Speaking at the Lahore Chamber of Commerce and Industry, he said the Oil and Gas Regulatory Authority had been directed to make public oil companies’ formula to fix prices on Thursday.
He said the petroleum development levy was a fixed tax and it was far less than the amount levied in other countries.
Dr Hussain said the government had decided to open 90 petrol pumps across the country where ethanol blended petrol called E-10 gasoline would be sold. The fuel was not only cheaper but also environment-friendly, he added.
He said oil, gas and water crises could aggravate in the coming years because consumption was increasing fast.
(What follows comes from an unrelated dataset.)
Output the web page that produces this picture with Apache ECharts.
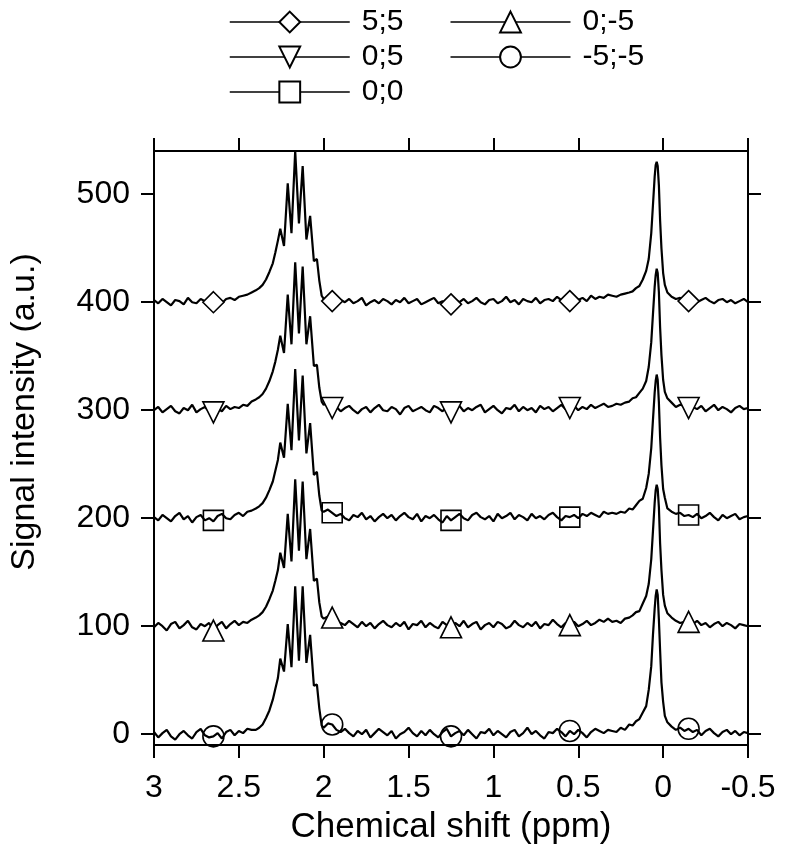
<!DOCTYPE html>
<html>
<head>
<meta charset="utf-8">
<title>Chemical shift</title>
<script src="https://cdn.jsdelivr.net/npm/echarts/dist/echarts.min.js"></script>
<style>
  html, body { margin: 0; padding: 0; background: #fff; }
  #chart { width: 785px; height: 859px; }
</style>
</head>
<body>
<div id="chart"></div>
<script>
// chemical shift grid (ppm), shared by all five spectra
var ppm = [
  3.000, 2.975, 2.950, 2.925, 2.900, 2.875, 2.850, 2.825, 2.800, 2.775,
  2.750, 2.725, 2.700, 2.675, 2.650, 2.625, 2.600, 2.575, 2.550, 2.525,
  2.500, 2.475, 2.450, 2.425,
  2.400, 2.380, 2.360, 2.340, 2.320, 2.300, 2.285,
  2.270, 2.256, 2.234, 2.212, 2.190, 2.168, 2.146, 2.124, 2.102, 2.080, 2.058, 2.040, 2.026, 2.012,
  2.000, 1.975, 1.950, 1.925, 1.900, 1.875, 1.850, 1.825, 1.800, 1.775,
  1.750, 1.725, 1.700, 1.675, 1.650, 1.625, 1.600, 1.575, 1.550, 1.525,
  1.500, 1.475, 1.450, 1.425, 1.400, 1.375, 1.350, 1.325, 1.300, 1.275,
  1.250, 1.225, 1.200, 1.175, 1.150, 1.125, 1.100, 1.075, 1.050, 1.025,
  1.000, 0.975, 0.950, 0.925, 0.900, 0.875, 0.850, 0.825, 0.800, 0.775,
  0.750, 0.725, 0.700, 0.675, 0.650, 0.625, 0.600, 0.575, 0.550, 0.525,
  0.500, 0.475, 0.450, 0.425, 0.400, 0.375, 0.350, 0.325,
  0.300, 0.275, 0.250, 0.225, 0.200, 0.180, 0.160, 0.140, 0.120, 0.100,
  0.085, 0.070, 0.060, 0.050, 0.044, 0.038, 0.032, 0.025, 0.018, 0.010,
  0.000, -0.010, -0.025,
  -0.050, -0.075, -0.100, -0.125, -0.150, -0.175, -0.200, -0.225, -0.250, -0.275,
  -0.300, -0.325, -0.350, -0.375, -0.400, -0.425, -0.450, -0.475, -0.500
]

// signal intensity (a.u.), one array per spectrum
var int55 = [
  402, 399, 403, 400, 397, 402, 401, 398, 404, 400, 399, 403, 401, 398, 400, 402, 399, 403, 404, 402, 405, 406, 407, 409,
  411, 413, 416, 421, 428, 436, 446,
  457, 468, 452, 510, 464, 540, 473, 526, 458, 480, 438, 440, 420, 406,
  403, 404, 401, 398, 402, 400, 403, 399, 401, 404,
  397, 400, 402, 399, 403, 401, 398, 402, 400, 404,
  399, 401, 403, 398, 400, 402, 404, 399, 401, 397,
  398, 402, 400, 403, 399, 401, 404, 400, 398, 402,
  403, 399, 401, 405, 400, 402, 398, 403, 401, 400,
  404, 399, 402, 403, 401, 405, 402, 400, 401, 403,
  402, 404, 401, 406, 403, 405, 404, 407,
  406, 405, 407, 408, 409, 410, 413, 415, 421, 429, 440, 464, 490, 516, 527, 530, 526, 508, 476, 450, 427, 416, 409,
  405, 403, 404, 402, 401, 403, 400, 402, 404, 401, 399, 402, 403, 400, 402, 399, 401, 403, 400
]
var int05 = [
  300, 303, 298, 301, 304, 299, 297, 302, 300, 305, 298, 301, 303, 299, 298, 302, 299, 304, 301, 303, 302, 305, 304, 308,
  310, 312, 315, 320, 327, 336, 345,
  356, 369, 353, 407, 361, 437, 371, 433, 361, 387, 341, 342, 321, 308,
  305, 307, 302, 303, 299, 302, 304, 300, 297, 301,
  303, 298, 302, 305, 300, 299, 303, 301, 296, 302,
  304, 299, 301, 303, 300, 298, 304, 302, 299, 303,
  298, 301, 304, 299, 302, 300, 303, 305, 298, 301,
  304, 300, 297, 302, 301, 305, 299, 303, 300, 302,
  298, 304, 301, 303, 299, 302, 305, 301, 302, 304,
  300, 303, 301, 305, 302, 304, 306, 303,
  304, 306, 305, 307, 308, 311, 312, 316, 320, 327, 340, 363, 389, 414, 425, 431, 427, 409, 377, 351, 328, 317, 311,
  307, 303, 305, 304, 302, 303, 301, 304, 299, 302, 305, 300, 303, 301, 298, 302, 304, 301, 302
]
var int00 = [
  201, 198, 203, 200, 197, 202, 205, 199, 202, 196, 201, 203, 198, 200, 197, 202, 204, 200, 199, 203, 205, 202, 206, 207,
  209, 211, 214, 219, 226, 234, 244,
  254, 270, 256, 306, 263, 338, 272, 332, 260, 288, 240, 243, 221, 207,
  206, 208, 205, 202, 204, 200, 198, 203, 201, 205,
  199, 202, 197, 201, 204, 200, 203, 198, 202, 205,
  201, 199, 204, 197, 202, 200, 203, 199, 196, 202,
  198, 201, 204, 200, 198, 203, 205, 201, 199, 202,
  197, 204, 200, 202, 205, 199, 203, 201, 198, 204,
  200, 202, 199, 203, 205, 201, 198, 202, 201, 203,
  200, 204, 202, 205, 203, 201, 206, 204,
  205, 204, 206, 205, 209, 208, 212, 216, 218, 228, 241, 265, 291, 316, 327, 333, 328, 307, 275, 249, 227, 219, 209,
  206, 204, 205, 202, 203, 201, 204, 200, 202, 205, 201, 198, 203, 200, 202, 204, 199, 201, 202
]
var int0m5 = [
  99, 103, 100, 96, 102, 104, 98, 101, 105, 99, 97, 102, 100, 103, 96, 101, 104, 98, 102, 105, 101, 104, 103, 106,
  108, 110, 113, 118, 125, 133, 142,
  152, 168, 154, 204, 160, 236, 170, 234, 162, 190, 142, 144, 122, 109,
  107, 109, 108, 104, 103, 101, 105, 102, 99, 104,
  100, 103, 98, 102, 105, 101, 99, 103, 100, 104,
  97, 102, 101, 105, 99, 103, 100, 98, 104, 101,
  99, 103, 100, 105, 99, 102, 104, 97, 101, 103,
  99, 104, 102, 98, 100, 105, 101, 99, 103, 100,
  104, 98, 102, 101, 106, 102, 99, 103, 101, 104,
  100, 102, 105, 101, 103, 106, 104, 107,
  104, 105, 103, 107, 108, 110, 113, 114, 121, 128, 139, 162, 188, 214, 226, 231, 227, 210, 177, 152, 129, 119, 112,
  108, 105, 103, 104, 104, 102, 105, 101, 103, 99, 102, 104, 100, 103, 101, 98, 102, 101, 100
]
var intm5m5 = [
  2, -3, 1, 4, -2, -5, 0, 3, -1, -4, 2, 5, -1, -3, -2, 1, -4, 2, 4, -1, 3, 1, 5, 4,
  4, 6, 9, 15, 22, 32, 42,
  52, 70, 58, 102, 62, 137, 68, 137, 66, 92, 45, 46, 24, 8,
  6, 10, 9, 4, 2, 5, 1, -2, 3, 0,
  4, -3, 1, 5, 2, -1, 3, -4, 0, 2,
  6, 1, -2, 3, -1, 4, 0, -3, 2, 5,
  -2, 1, 3, -1, 4, 0, -4, 2, 1, 5,
  -1, 3, 0, -3, 2, 4, -2, 1, 6, 0,
  3, -1, -4, 2, 1, 5, 2, -2, 3, 0,
  4, 1, -3, 2, 5, 3, 1, 4,
  3, 2, 6, 4, 9, 8, 12, 14, 20, 26, 41, 63, 92, 116, 128, 134, 129, 106, 78, 48, 30, 17, 11,
  7, 4, 6, 3, 5, 2, 4, -1, 3, 5, 1, -2, 2, 4, 0, 3, -1, 2, 1
]

// marker positions drawn on each trace
var markerX = [2.65, 1.95, 1.25, 0.55, -0.15]
var mark55 = [400, 401, 398, 401, 401]
var mark05 = [298, 302, 298, 302, 302]
var mark00 = [198, 205, 198, 201, 203]
var mark0m5 = [96, 108, 99, 101, 104]
var markm5m5 = [-2, 9, -2, 3, 5]

var names = ['5;5', '0;5', '0;0', '0;-5', '-5;-5']
var xTicks = [3, 2.5, 2, 1.5, 1, 0.5, 0, -0.5]
var yTicks = [0, 100, 200, 300, 400, 500]

var traces = [int55, int05, int00, int0m5, intm5m5]
var marks = [mark55, mark05, mark00, mark0m5, markm5m5]
// legend symbol / marker symbol / rotation / fill
var shapes = [
  { legend: 'emptyDiamond', mark: 'diamond', rot: 0, fill: '#fff', size: 21 },
  { legend: 'emptyTriangle', mark: 'triangle', rot: 180, fill: '#fff', size: 21 },
  { legend: 'emptyRect', mark: 'rect', rot: 0, fill: 'rgba(0,0,0,0)', size: 20 },
  { legend: 'emptyTriangle', mark: 'triangle', rot: 0, fill: '#fff', size: 21 },
  { legend: 'emptyCircle', mark: 'circle', rot: 0, fill: 'rgba(0,0,0,0)', size: 21 }
]

var myChart = echarts.init(document.getElementById('chart'))

var lineSeries = names.map(function (n, k) {
  return {
    name: n,
    type: 'line',
    data: ppm.map(function (x, i) { return [x, traces[k][i]] }),
    showSymbol: false,
    symbol: shapes[k].legend,
    symbolRotate: shapes[k].rot,
    symbolSize: shapes[k].size,
    color: '#000',
    lineStyle: { color: '#000', width: 2.2 },
    itemStyle: { color: '#000' },
    silent: true,
    z: 2
  }
})
var markSeries = names.map(function (n, k) {
  return {
    name: n,
    type: 'scatter',
    data: markerX.map(function (x, i) { return [x, marks[k][i]] }),
    symbol: shapes[k].mark,
    symbolRotate: shapes[k].rot,
    symbolSize: shapes[k].size,
    itemStyle: { color: shapes[k].fill, borderColor: '#000', borderWidth: 1.6, opacity: 1 },
    silent: true,
    z: 3
  }
})

var axisCommon = {
  axisLine: { onZero: false, lineStyle: { color: '#000', width: 2 } },
  axisTick: { inside: false, length: 13, lineStyle: { color: '#000', width: 2 } },
  splitLine: { show: false }
}

var option = {
  animation: false,
  backgroundColor: '#fff',
  textStyle: { fontFamily: 'Liberation Sans', color: '#000' },
  legend: {
    data: names,
    orient: 'vertical',
    left: 229,
    top: 7,
    height: 102,
    padding: 0,
    itemGap: 5,
    itemWidth: 120,
    itemHeight: 26,
    lineStyle: { width: 1.5 },
    textStyle: { fontSize: 30, color: '#000', lineHeight: 30, width: 83, padding: [0, 0, 0, 7] }
  },
  grid: { left: 152, right: 37, top: 151, bottom: 114 },
  xAxis: [
    Object.assign({}, axisCommon, {
      type: 'value', position: 'bottom', min: -0.5, max: 3, inverse: true,
      name: 'Chemical shift (ppm)', nameLocation: 'middle', nameGap: 65,
      nameTextStyle: { fontSize: 35, color: '#000' },
      axisTick: Object.assign({}, axisCommon.axisTick, { customValues: xTicks }),
      axisLabel: { customValues: xTicks, fontSize: 32, color: '#000', margin: 27 }
    }),
    Object.assign({}, axisCommon, {
      type: 'value', position: 'top', min: -0.5, max: 3, inverse: true,
      axisTick: Object.assign({}, axisCommon.axisTick, { customValues: xTicks }),
      axisLabel: { show: false }
    })
  ],
  yAxis: [
    Object.assign({}, axisCommon, {
      type: 'value', position: 'left', min: -10, max: 540,
      name: 'Signal intensity (a.u.)', nameLocation: 'middle', nameGap: 112,
      nameTextStyle: { fontSize: 34, color: '#000', padding: [0, 0, 0, 72] },
      axisTick: Object.assign({}, axisCommon.axisTick, { customValues: yTicks }),
      axisLabel: { customValues: yTicks, fontSize: 32, color: '#000', margin: 24 }
    }),
    Object.assign({}, axisCommon, {
      type: 'value', position: 'right', min: -10, max: 540,
      axisTick: Object.assign({}, axisCommon.axisTick, { customValues: yTicks }),
      axisLabel: { show: false }
    })
  ],
  series: lineSeries.concat(markSeries)
}

myChart.setOption(option)
</script>
</body>
</html>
He said industry was on the priority list for provision of gas, but line losses in Pakistan were eight to nine per cent of total consumption.
He said the government was working on short-, medium- and long-term solutions to overcome energy crisis and was expecting foreign investment of $10 to 15 billion in this sector during the next five years.
The adviser said that the country faced 650 mmcf gas shortage last year which was expected to go up to 800 to 850 mmcf with the setting up of 2,000 new CNG stations in Punjab and 450 in Sindh. The situation required serious efforts for energy preservation, he added.
In his address, LCCI President Mian Muzaffar Ali stressed the need for reducing the margin of OMCs.
He said the high price of petroleum products were adding to the cost of doing business and making products less competitive for the international market. The petroleum development levy was a huge burden on consumers because the general sales tax was already being collected on the sale of petroleum products, he added.
The LCCI chief called upon the adviser to open more blocks for exploration of oil, gas and other valuable minerals. The deal with Qatar for import of liquefied natural gas was very appreciable but there was need to expedite the matter, he added.
Talking to newsmen after a meeting with businessmen at the Governor’s House, Dr Hussain said the country was producing 3.9 billion cubic feet (bcf) of gas against a requirement of eight bcf.
He said the government had adopted a three-pronged strategy to tackle gas shortage. Under short-term measures, liquefied natural gas would be imported next year while liquefied petroleum gas projects were being installed.
The adviser said foreign companies would also be invited to invest in oil and gas exploration projects under a mid-term strategy while new projects to explore alternative energy sources would be initiated under a long-term policy.
To a question, Dr Asim said that a gas project with Iran would be completed within the next few years.
He said the Sui Northern Gas Pipelines had started a topographic survey for the Iran-Pakistan gas pipeline project and an area spread over 100 kilometres had been covered.